Goal of the exercise
Find the line with "Give me the Plotly source for this chart." and the line with "import plotly.graph_objects as go", then repeat both of them and every line in between exactly. Omit the pictures.

────────────────────

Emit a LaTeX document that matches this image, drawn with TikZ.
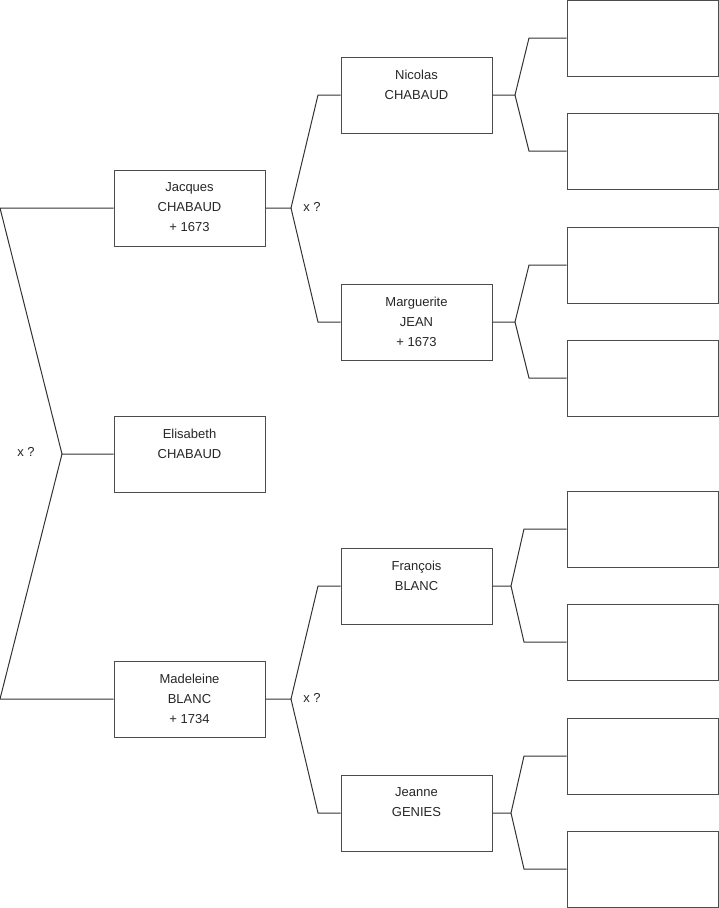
\documentclass[tikz,border=0pt]{standalone}
\usepackage{fontspec}
\setmainfont{Liberation Sans}

\begin{document}
\begin{tikzpicture}[x=1pt, y=-1pt,
 person/.style={draw=black!70, line width=1pt, minimum width=151pt, minimum height=76pt, inner sep=0pt},
 persontext/.style={anchor=north, align=center, inner sep=0pt, yshift=-13pt, font=\fontsize{13}{20}\selectfont, text=black!85},
 link/.style={draw=black!80, line width=1pt},
 union/.style={font=\fontsize{13}{15}\selectfont, text=black!85}
]
\useasboundingbox (0,0) rectangle (719,908);

% generation 1
\node[person] (jacques)   at (189.5,208) {};
\node[person] (elisabeth) at (189.5,454) {};
\node[person] (madeleine) at (189.5,699) {};
\node[persontext] at (jacques.north)   {Jacques\\CHABAUD\\+ 1673};
\node[persontext] at (elisabeth.north) {Elisabeth\\CHABAUD};
\node[persontext] at (madeleine.north) {Madeleine\\BLANC\\+ 1734};

% generation 2
\node[person] (nicolas)    at (416.5,95)  {};
\node[person] (marguerite) at (416.5,322) {};
\node[person] (francois)   at (416.5,586) {};
\node[person] (jeanne)     at (416.5,813) {};
\node[persontext] at (nicolas.north)    {Nicolas\\CHABAUD};
\node[persontext] at (marguerite.north) {Marguerite\\JEAN\\+ 1673};
\node[persontext] at (francois.north)   {François\\BLANC};
\node[persontext] at (jeanne.north)     {Jeanne\\GENIES};

% generation 3 (empty)
\node[person] (nic1) at (642.5,38)  {};
\node[person] (nic2) at (642.5,151) {};
\node[person] (mar1) at (642.5,265) {};
\node[person] (mar2) at (642.5,378) {};
\node[person] (fra1) at (642.5,529) {};
\node[person] (fra2) at (642.5,642) {};
\node[person] (jea1) at (642.5,756) {};
\node[person] (jea2) at (642.5,869) {};

% unions
\node[union] (xq0) at (26,452)  {x ?};
\node[union] (xq1) at (312,207) {x ?};
\node[union] (xq2) at (312,698) {x ?};

\coordinate (u0)  at (62,454);
\coordinate (u0a) at (0,208);
\coordinate (u0b) at (0,699);
\draw[link] (elisabeth.west) -- (u0) -- (u0a) -- (jacques.west);
\draw[link] (u0) -- (u0b) -- (madeleine.west);

\coordinate (u1)  at (291,208);
\coordinate (u1a) at (318,95);
\coordinate (u1b) at (318,322);
\draw[link] (jacques.east) -- (u1) -- (u1a) -- (nicolas.west);
\draw[link] (u1) -- (u1b) -- (marguerite.west);

\coordinate (u2)  at (291,699);
\coordinate (u2a) at (318,586);
\coordinate (u2b) at (318,813);
\draw[link] (madeleine.east) -- (u2) -- (u2a) -- (francois.west);
\draw[link] (u2) -- (u2b) -- (jeanne.west);

\coordinate (u3)  at (515,95);
\coordinate (u3a) at (529,38);
\coordinate (u3b) at (529,151);
\draw[link] (nicolas.east) -- (u3) -- (u3a) -- (nic1.west);
\draw[link] (u3) -- (u3b) -- (nic2.west);

\coordinate (u4)  at (515,322);
\coordinate (u4a) at (529,265);
\coordinate (u4b) at (529,378);
\draw[link] (marguerite.east) -- (u4) -- (u4a) -- (mar1.west);
\draw[link] (u4) -- (u4b) -- (mar2.west);

\coordinate (u5)  at (511,586);
\coordinate (u5a) at (524,529);
\coordinate (u5b) at (524,642);
\draw[link] (francois.east) -- (u5) -- (u5a) -- (fra1.west);
\draw[link] (u5) -- (u5b) -- (fra2.west);

\coordinate (u6)  at (511,813);
\coordinate (u6a) at (524,756);
\coordinate (u6b) at (524,869);
\draw[link] (jeanne.east) -- (u6) -- (u6a) -- (jea1.west);
\draw[link] (u6) -- (u6b) -- (jea2.west);
\end{tikzpicture}
\end{document}
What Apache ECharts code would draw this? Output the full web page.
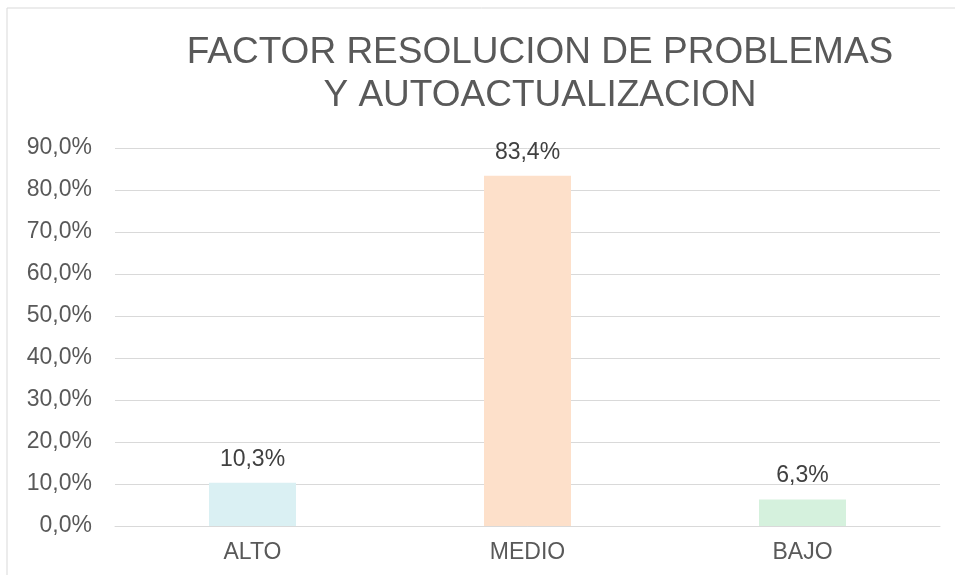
<!DOCTYPE html>
<html>
<head>
<meta charset="utf-8">
<script src="https://cdn.jsdelivr.net/npm/echarts@6/dist/echarts.min.js"></script>
<style>
  html, body { margin: 0; padding: 0; background: #fff; }
  #chart { width: 955px; height: 575px; }
</style>
</head>
<body>
<div id="chart"></div>
<script>
// datos
var categorias = ['ALTO', 'MEDIO', 'BAJO'];
var porcentajes = [10.3, 83.4, 6.3];
var colores = ['#DAF0F3', '#FDE0CA', '#D5F1DD'];
var ejeMax = 90;
var ejePaso = 10;

function fmt(v) {
    return v.toFixed(1).replace('.', ',') + '%';
}

var option = {
    backgroundColor: '#fff',
    title: {
        text: 'FACTOR RESOLUCION DE PROBLEMAS\nY AUTOACTUALIZACION',
        left: 535,
        top: 26,
        textAlign: 'center',
        textStyle: {
            fontFamily: 'Liberation Sans',
            fontSize: 37,
            fontWeight: 'normal',
            color: '#595959',
            lineHeight: 43
        }
    },
    graphic: [
        {
            type: 'rect',
            shape: { x: 7, y: 8, width: 1000, height: 1000 },
            style: { fill: 'none', stroke: '#d9d9d9', lineWidth: 1 },
            silent: true
        }
    ],
    grid: {
        left: 115,
        right: 15,
        top: 148,
        bottom: 49
    },
    xAxis: {
        type: 'category',
        data: categorias,
        axisLine: { lineStyle: { color: '#d9d9d9' } },
        axisTick: { show: false },
        axisLabel: {
            margin: 15,
            fontFamily: 'Liberation Sans',
            fontSize: 23,
            color: '#595959'
        }
    },
    yAxis: {
        type: 'value',
        min: 0,
        max: ejeMax,
        interval: ejePaso,
        axisLine: { show: false },
        axisTick: { show: false },
        splitLine: { lineStyle: { color: '#d9d9d9' } },
        axisLabel: {
            margin: 23,
            fontFamily: 'Liberation Sans',
            fontSize: 23,
            color: '#595959',
            formatter: function (v) { return fmt(v); }
        }
    },
    series: [
        {
            type: 'bar',
            barWidth: 87,
            data: porcentajes.map(function (v, i) {
                return { value: v, itemStyle: { color: colores[i] } };
            }),
            label: {
                show: true,
                position: 'top',
                distance: 12,
                fontFamily: 'Liberation Sans',
                fontSize: 23,
                color: '#404040',
                formatter: function (p) { return fmt(p.value); }
            }
        }
    ]
};

var chart = echarts.init(document.getElementById('chart'));
chart.setOption(option);
</script>
</body>
</html>
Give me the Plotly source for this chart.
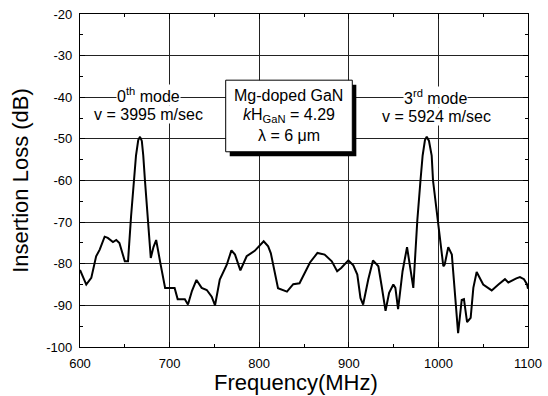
import plotly.graph_objects as go

freq_mhz = [600, 603, 607, 612.6, 618, 622, 627.5, 631, 636.8, 640.5, 644, 650, 653.6, 657,
            660, 662.5, 665, 667, 669, 670.6, 672.5, 676, 679, 682, 685, 690, 695, 705.6,
            709, 717, 720.5, 725, 730, 735.8, 741.5, 747, 750.7, 756, 763.7, 769, 773, 779,
            786, 795, 805, 810, 813, 821, 831, 838, 845, 856.7, 865, 873, 881, 887, 891.5,
            899.5, 905, 909.5, 913, 916, 921.7, 927, 933, 936.7, 941, 945, 949.7, 952, 955,
            960, 965, 972, 976.5, 980, 982.4, 985, 987, 989.5, 992.5, 994, 999, 1001.8,
            1003.7, 1005.5, 1007, 1011, 1015, 1018.5, 1022, 1026, 1028.5, 1032, 1036, 1039,
            1042.7, 1050, 1059.5, 1067, 1074.3, 1078, 1082, 1087, 1091, 1095.5, 1099, 1100]
loss_db = [-81.5, -83, -85, -83.4, -78.2, -76.6, -73.5, -73.8, -74.8, -74.3, -75, -79.4, -79.4, -68.6,
           -60, -54, -50.3, -49.5, -50.5, -54, -60, -69.5, -78.6, -76, -74.3, -80.2, -85.8, -85.8,
           -88.5, -88.5, -89.8, -86.5, -83.9, -85.8, -86.3, -87.9, -90, -83.8, -80.3, -76.8, -77.8, -81.6,
           -78.2, -76.9, -74.6, -75.8, -77.5, -85.9, -86.7, -84.9, -84.7, -79.7, -77.4, -77.8, -79.4, -81.8, -81,
           -79.2, -80.4, -82.6, -88.2, -89.8, -83.8, -79.2, -80.6, -85.4, -91.3, -87, -85, -85.8, -90.9,
           -81.8, -76, -85.8, -69.5, -60, -54, -50.3, -49.5, -50.5, -54, -60, -69.5, -74.5,
           -77.5, -80.6, -80.2, -76, -77.8, -87, -96.7, -88.7, -88.5, -94, -93, -85.8,
           -82, -85, -86.4, -85, -83.7, -84.5, -84, -83.5, -83.2, -83.7, -85, -86]

x_ticks = [600, 700, 800, 900, 1000, 1100]
x_tick_labels = ["600", "700", "800", "900", "1000", "1100"]
y_ticks = [-20, -30, -40, -50, -60, -70, -80, -90, -100]
y_tick_labels = ["-20", "-30", "-40", "-50", "-60", "-70", "-80", "-90", "-100"]
x_title = "Frequency(MHz)"
y_title = "Insertion Loss (dB)"

FONT = "Liberation Sans, Arial, sans-serif"

fig = go.Figure()
fig.add_trace(go.Scatter(x=freq_mhz, y=loss_db, mode="lines",
                         line=dict(color="black", width=2), showlegend=False))

axis_common = dict(
    showline=True, linecolor="black", linewidth=1.2, mirror="ticks",
    showgrid=True, gridcolor="#222222", gridwidth=1,
    ticks="inside", ticklen=5, tickcolor="black",
    minor=dict(ticks="inside", ticklen=3, tickcolor="black", showgrid=False),
    zeroline=False, automargin=False,
    tickfont=dict(family=FONT, size=13, color="black"),
)

fig.update_xaxes(range=[600, 1100], tickvals=x_ticks, ticktext=x_tick_labels,
                 ticklabelstandoff=4, **axis_common)
fig.update_xaxes(minor_dtick=50, minor_tick0=600)
fig.update_yaxes(range=[-100, -20], tickvals=y_ticks, ticktext=y_tick_labels,
                 title=dict(text=y_title, font=dict(family=FONT, size=22, color="black"), standoff=11),
                 ticklabelstandoff=4, **axis_common)
fig.update_yaxes(minor_dtick=5, minor_tick0=-100)

# x-axis title as a paper annotation (fine vertical placement)
fig.add_annotation(x=0.483, y=-0.108, xref="paper", yref="paper", text=x_title,
                   showarrow=False, xanchor="center", yanchor="middle", borderpad=0,
                   font=dict(family=FONT, size=22, color="black"))

# info box with shadow
fig.add_shape(type="rect", x0=767.1, x1=908.4, y0=-54.2, y1=-37.0, xref="x", yref="y",
              fillcolor="black", line=dict(color="black", width=0), layer="above")
fig.add_shape(type="rect", x0=762.6, x1=903.9, y0=-53.1, y1=-35.9, xref="x", yref="y",
              fillcolor="white", line=dict(color="black", width=1), layer="above")

tf = dict(family=FONT, size=16, color="black")
ann = [
    (833, -39.5, "Mg-doped GaN", None),
    (833, -44.3, "<i>k</i>H<sub>GaN</sub> = 4.29", None),
    (833, -49.1, "λ = 6 μm", None),
    (677, -39.5, "0<sup>th</sup> mode", "white"),
    (677, -44.2, "v = 3995 m/sec", "white"),
    (997, -40.0, "3<sup>rd</sup> mode", "white"),
    (998, -44.7, "v = 5924 m/sec", "white"),
]
for x, y, t, bg in ann:
    fig.add_annotation(x=x, y=y, text=t, showarrow=False, font=tf,
                       xanchor="center", yanchor="middle",
                       bgcolor=bg if bg else "rgba(0,0,0,0)", borderpad=0)

fig.update_layout(
    width=548, height=396,
    margin=dict(l=80, r=20, t=14, b=49),
    paper_bgcolor="white", plot_bgcolor="white",
    font=dict(family=FONT, color="black"),
)

fig.write_html("out.html")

────────────────────

Solution
Give me the Plotly source for this chart.
import plotly.graph_objects as go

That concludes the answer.